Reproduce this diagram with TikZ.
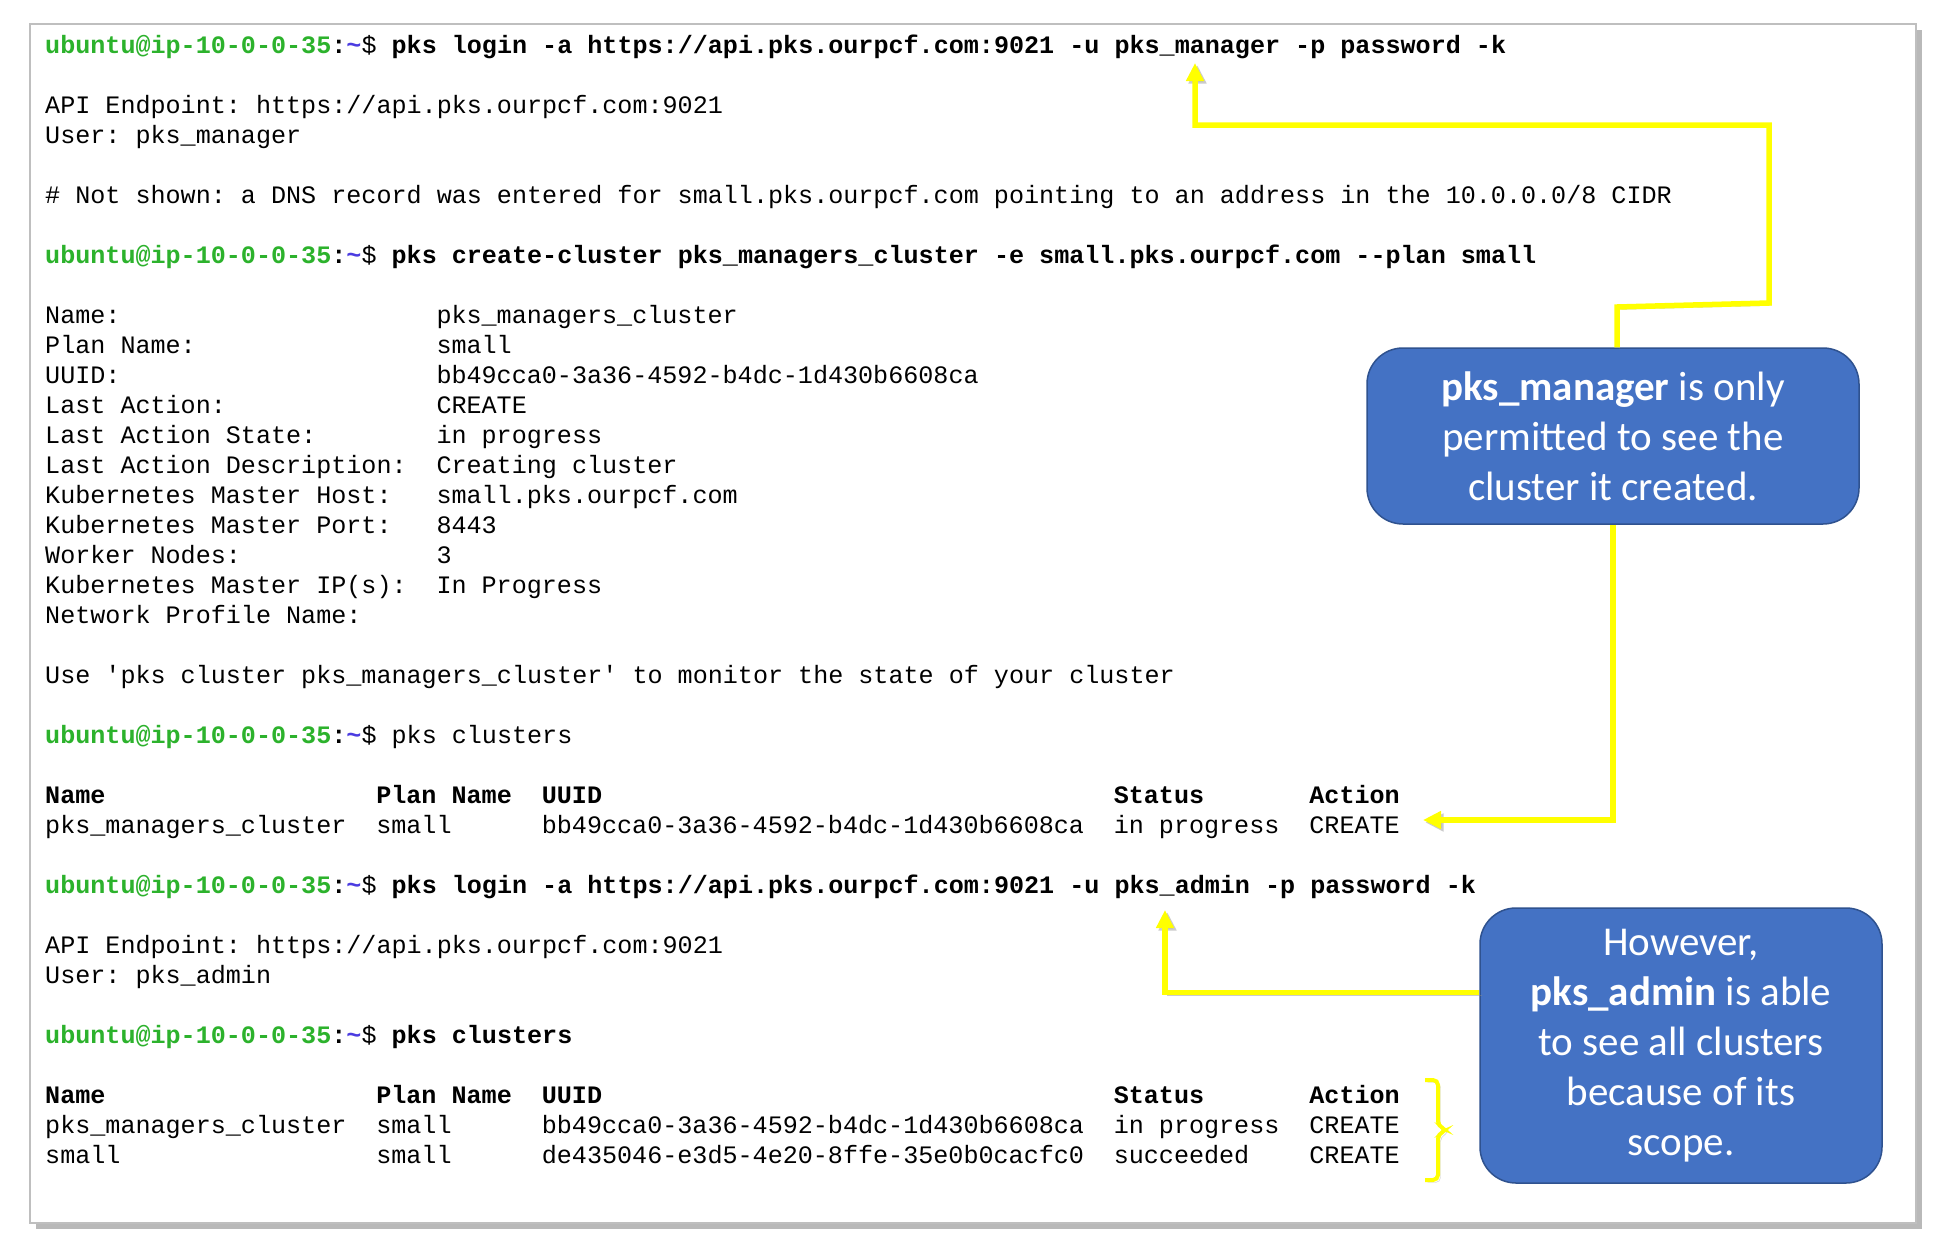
\documentclass[tikz,border=0pt]{standalone}
\usepackage{fontspec}
\usetikzlibrary{arrows.meta,shadows}
\newfontfamily\termfont{Liberation Mono}
\newfontfamily\notefont{Carlito}
\newcommand{\termsize}{\fontsize{25.1pt}{30pt}\selectfont\frenchspacing}
\definecolor{promptgreen}{RGB}{44,178,44}
\definecolor{tildeblue}{RGB}{75,60,225}
\definecolor{noteblue}{RGB}{68,114,196}
\definecolor{noteedge}{RGB}{47,82,143}
\definecolor{markyellow}{RGB}{255,255,0}
\newcommand{\prompt}{{\color{promptgreen}\bfseries ubuntu@ip-10-0-0-35}\textbf{:}{\color{tildeblue}\bfseries\textasciitilde}\$ }
\begin{document}
\begin{tikzpicture}[x=1pt,y=-1pt,
    term/.style={anchor=base west, inner sep=0pt, font=\termfont\termsize},
    termbold/.style={term, font=\termfont\termsize\bfseries},
    note/.style={draw=noteedge, line width=1.5pt, fill=noteblue, rounded corners=36pt,
      text=white, align=center, inner sep=0pt, font=\notefont\fontsize{41pt}{50pt}\selectfont},
    markline/.style={draw=markyellow, preaction={draw=black!45, opacity=.45, transform canvas={shift={(2.5pt,-2.5pt)}}}},
    pointer/.style={markline, line width=5.5pt, -{Triangle[length=18pt,width=17pt]}}]
  \useasboundingbox (0,0) rectangle (1947,1250);
  \fill[white] (0,0) rectangle (1947,1250);
  % terminal frame
  \draw[black!25, line width=2pt, fill=white,
    drop shadow={shadow xshift=6pt, shadow yshift=-6pt, fill=black!50, opacity=.55}] (30,24) rectangle (1916,1223);

  % first login
  \node[term] (login1) at (45,53.3) {\prompt\textbf{pks login -a https://api.pks.ourpcf.com:9021 -u pks\_manager -p password -k}};
  \node[term] (endpoint1) at (45,113.3) {API Endpoint: https://api.pks.ourpcf.com:9021};
  \node[term] (user1) at (45,143.3) {User: pks\_manager};
  \node[term] (dnsnote) at (45,203.3) {\# Not shown: a DNS record was entered for small.pks.ourpcf.com pointing to an address in the 10.0.0.0/8 CIDR};

  % create-cluster and its output
  \node[term] (create) at (45,263.3) {\prompt\textbf{pks create-cluster pks\_managers\_cluster -e small.pks.ourpcf.com --plan small}};
  \foreach \k/\key/\val in {9/{Name:}/{pks\_managers\_cluster}, 10/{Plan Name:}/{small},
      11/{UUID:}/{bb49cca0-3a36-4592-b4dc-1d430b6608ca}, 12/{Last Action:}/{CREATE},
      13/{Last Action State:}/{in progress}, 14/{Last Action Description:}/{Creating cluster},
      15/{Kubernetes Master Host:}/{small.pks.ourpcf.com}, 16/{Kubernetes Master Port:}/{8443},
      17/{Worker Nodes:}/{3}, 18/{Kubernetes Master IP(s):}/{In Progress},
      19/{Network Profile Name:}/{}} {
    \node[term] (key\k) at (45,{53.3+30*\k}) {\key};
    \node[term] (val\k) at (436.3,{53.3+30*\k}) {\val};
  }
  \node[term] (monitor) at (45,683.3) {Use 'pks cluster pks\_managers\_cluster' to monitor the state of your cluster};

  % clusters as pks_manager
  \node[term] (list1) at (45,743.3) {\prompt pks clusters};
  % second login
  \node[term] (login2) at (45,893.3) {\prompt\textbf{pks login -a https://api.pks.ourpcf.com:9021 -u pks\_admin -p password -k}};
  \node[term] (endpoint2) at (45,953.3) {API Endpoint: https://api.pks.ourpcf.com:9021};
  \node[term] (user2) at (45,983.3) {User: pks\_admin};
  % clusters as pks_admin
  \node[term] (list2) at (45,1043.3) {\prompt\textbf{pks clusters}};

  % table headers and rows
  \foreach \y [count=\t] in {803.3,1103.3}
    \foreach \c/\txt in {0/Name, 22/Plan Name, 33/UUID, 71/Status, 84/Action}
      \node[termbold] (head\t-\c) at ({45+15.05*\c},\y) {\txt};
  \foreach \y/\n/\p/\u/\s/\a [count=\r] in {
      833.3/{pks\_managers\_cluster}/small/{bb49cca0-3a36-4592-b4dc-1d430b6608ca}/{in progress}/CREATE,
      1133.3/{pks\_managers\_cluster}/small/{bb49cca0-3a36-4592-b4dc-1d430b6608ca}/{in progress}/CREATE,
      1163.3/small/small/{de435046-e3d5-4e20-8ffe-35e0b0cacfc0}/succeeded/CREATE} {
    \node[term] (row\r-name) at (45,\y) {\n};
    \node[term] (row\r-plan) at ({45+15.05*22},\y) {\p};
    \node[term] (row\r-uuid) at ({45+15.05*33},\y) {\u};
    \node[term] (row\r-status) at ({45+15.05*71},\y) {\s};
    \node[term] (row\r-action) at ({45+15.05*84},\y) {\a};
  }

  % callouts
  \node[note, minimum width=492pt, minimum height=176pt] (mgrnote) at (1613,436)
    {\textbf{pks\_manager} is only\\permitted to see the\\cluster it created.};
  \node[note, minimum width=402pt, minimum height=275pt] (adminnote) at (1681,1045.5)
    {However,\\\textbf{pks\_admin} is able\\to see all clusters\\because of its\\scope.};

  \coordinate (mgrtip) at (1195,63);
  \coordinate (rowtip) at (1423,820);
  \coordinate (admintip) at (1165,910);

  \draw[pointer] ([xshift=4pt]mgrnote.north) -- (1617,307) -- (1769,303) -- (1769,125) -| (mgrtip);
  \draw[pointer] (mgrnote.south) |- (rowtip);
  \draw[pointer] ([yshift=53pt]adminnote.west) -| (admintip);

  % bracket over the two clusters
  \draw[markline, line width=4pt, rounded corners=5pt] (1425,1080) -- (1438,1080) -- (1438,1126)
    -- (1447,1130) -- (1438,1134) -- (1438,1180) -- (1425,1180);
\end{tikzpicture}
\end{document}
▬▬▬▬▬▬
- **What you are asked to do**: Produce an exact copy of each line of data, skipping embedded images.

- **Final result**:
Reproduce this diagram with TikZ.
\documentclass[tikz,border=0pt]{standalone}
\usepackage{fontspec}
\usetikzlibrary{arrows.meta,shadows}
\newfontfamily\termfont{Liberation Mono}
\newfontfamily\notefont{Carlito}
\newcommand{\termsize}{\fontsize{25.1pt}{30pt}\selectfont\frenchspacing}
\definecolor{promptgreen}{RGB}{44,178,44}
\definecolor{tildeblue}{RGB}{75,60,225}
\definecolor{noteblue}{RGB}{68,114,196}
\definecolor{noteedge}{RGB}{47,82,143}
\definecolor{markyellow}{RGB}{255,255,0}
\newcommand{\prompt}{{\color{promptgreen}\bfseries ubuntu@ip-10-0-0-35}\textbf{:}{\color{tildeblue}\bfseries\textasciitilde}\$ }
\begin{document}
\begin{tikzpicture}[x=1pt,y=-1pt,
    term/.style={anchor=base west, inner sep=0pt, font=\termfont\termsize},
    termbold/.style={term, font=\termfont\termsize\bfseries},
    note/.style={draw=noteedge, line width=1.5pt, fill=noteblue, rounded corners=36pt,
      text=white, align=center, inner sep=0pt, font=\notefont\fontsize{41pt}{50pt}\selectfont},
    markline/.style={draw=markyellow, preaction={draw=black!45, opacity=.45, transform canvas={shift={(2.5pt,-2.5pt)}}}},
    pointer/.style={markline, line width=5.5pt, -{Triangle[length=18pt,width=17pt]}}]
  \useasboundingbox (0,0) rectangle (1947,1250);
  \fill[white] (0,0) rectangle (1947,1250);
  % terminal frame
  \draw[black!25, line width=2pt, fill=white,
    drop shadow={shadow xshift=6pt, shadow yshift=-6pt, fill=black!50, opacity=.55}] (30,24) rectangle (1916,1223);

  % first login
  \node[term] (login1) at (45,53.3) {\prompt\textbf{pks login -a https://api.pks.ourpcf.com:9021 -u pks\_manager -p password -k}};
  \node[term] (endpoint1) at (45,113.3) {API Endpoint: https://api.pks.ourpcf.com:9021};
  \node[term] (user1) at (45,143.3) {User: pks\_manager};
  \node[term] (dnsnote) at (45,203.3) {\# Not shown: a DNS record was entered for small.pks.ourpcf.com pointing to an address in the 10.0.0.0/8 CIDR};

  % create-cluster and its output
  \node[term] (create) at (45,263.3) {\prompt\textbf{pks create-cluster pks\_managers\_cluster -e small.pks.ourpcf.com --plan small}};
  \foreach \k/\key/\val in {9/{Name:}/{pks\_managers\_cluster}, 10/{Plan Name:}/{small},
      11/{UUID:}/{bb49cca0-3a36-4592-b4dc-1d430b6608ca}, 12/{Last Action:}/{CREATE},
      13/{Last Action State:}/{in progress}, 14/{Last Action Description:}/{Creating cluster},
      15/{Kubernetes Master Host:}/{small.pks.ourpcf.com}, 16/{Kubernetes Master Port:}/{8443},
      17/{Worker Nodes:}/{3}, 18/{Kubernetes Master IP(s):}/{In Progress},
      19/{Network Profile Name:}/{}} {
    \node[term] (key\k) at (45,{53.3+30*\k}) {\key};
    \node[term] (val\k) at (436.3,{53.3+30*\k}) {\val};
  }
  \node[term] (monitor) at (45,683.3) {Use 'pks cluster pks\_managers\_cluster' to monitor the state of your cluster};

  % clusters as pks_manager
  \node[term] (list1) at (45,743.3) {\prompt pks clusters};
  % second login
  \node[term] (login2) at (45,893.3) {\prompt\textbf{pks login -a https://api.pks.ourpcf.com:9021 -u pks\_admin -p password -k}};
  \node[term] (endpoint2) at (45,953.3) {API Endpoint: https://api.pks.ourpcf.com:9021};
  \node[term] (user2) at (45,983.3) {User: pks\_admin};
  % clusters as pks_admin
  \node[term] (list2) at (45,1043.3) {\prompt\textbf{pks clusters}};

  % table headers and rows
  \foreach \y [count=\t] in {803.3,1103.3}
    \foreach \c/\txt in {0/Name, 22/Plan Name, 33/UUID, 71/Status, 84/Action}
      \node[termbold] (head\t-\c) at ({45+15.05*\c},\y) {\txt};
  \foreach \y/\n/\p/\u/\s/\a [count=\r] in {
      833.3/{pks\_managers\_cluster}/small/{bb49cca0-3a36-4592-b4dc-1d430b6608ca}/{in progress}/CREATE,
      1133.3/{pks\_managers\_cluster}/small/{bb49cca0-3a36-4592-b4dc-1d430b6608ca}/{in progress}/CREATE,
      1163.3/small/small/{de435046-e3d5-4e20-8ffe-35e0b0cacfc0}/succeeded/CREATE} {
    \node[term] (row\r-name) at (45,\y) {\n};
    \node[term] (row\r-plan) at ({45+15.05*22},\y) {\p};
    \node[term] (row\r-uuid) at ({45+15.05*33},\y) {\u};
    \node[term] (row\r-status) at ({45+15.05*71},\y) {\s};
    \node[term] (row\r-action) at ({45+15.05*84},\y) {\a};
  }

  % callouts
  \node[note, minimum width=492pt, minimum height=176pt] (mgrnote) at (1613,436)
    {\textbf{pks\_manager} is only\\permitted to see the\\cluster it created.};
  \node[note, minimum width=402pt, minimum height=275pt] (adminnote) at (1681,1045.5)
    {However,\\\textbf{pks\_admin} is able\\to see all clusters\\because of its\\scope.};

  \coordinate (mgrtip) at (1195,63);
  \coordinate (rowtip) at (1423,820);
  \coordinate (admintip) at (1165,910);

  \draw[pointer] ([xshift=4pt]mgrnote.north) -- (1617,307) -- (1769,303) -- (1769,125) -| (mgrtip);
  \draw[pointer] (mgrnote.south) |- (rowtip);
  \draw[pointer] ([yshift=53pt]adminnote.west) -| (admintip);

  % bracket over the two clusters
  \draw[markline, line width=4pt, rounded corners=5pt] (1425,1080) -- (1438,1080) -- (1438,1126)
    -- (1447,1130) -- (1438,1134) -- (1438,1180) -- (1425,1180);
\end{tikzpicture}
\end{document}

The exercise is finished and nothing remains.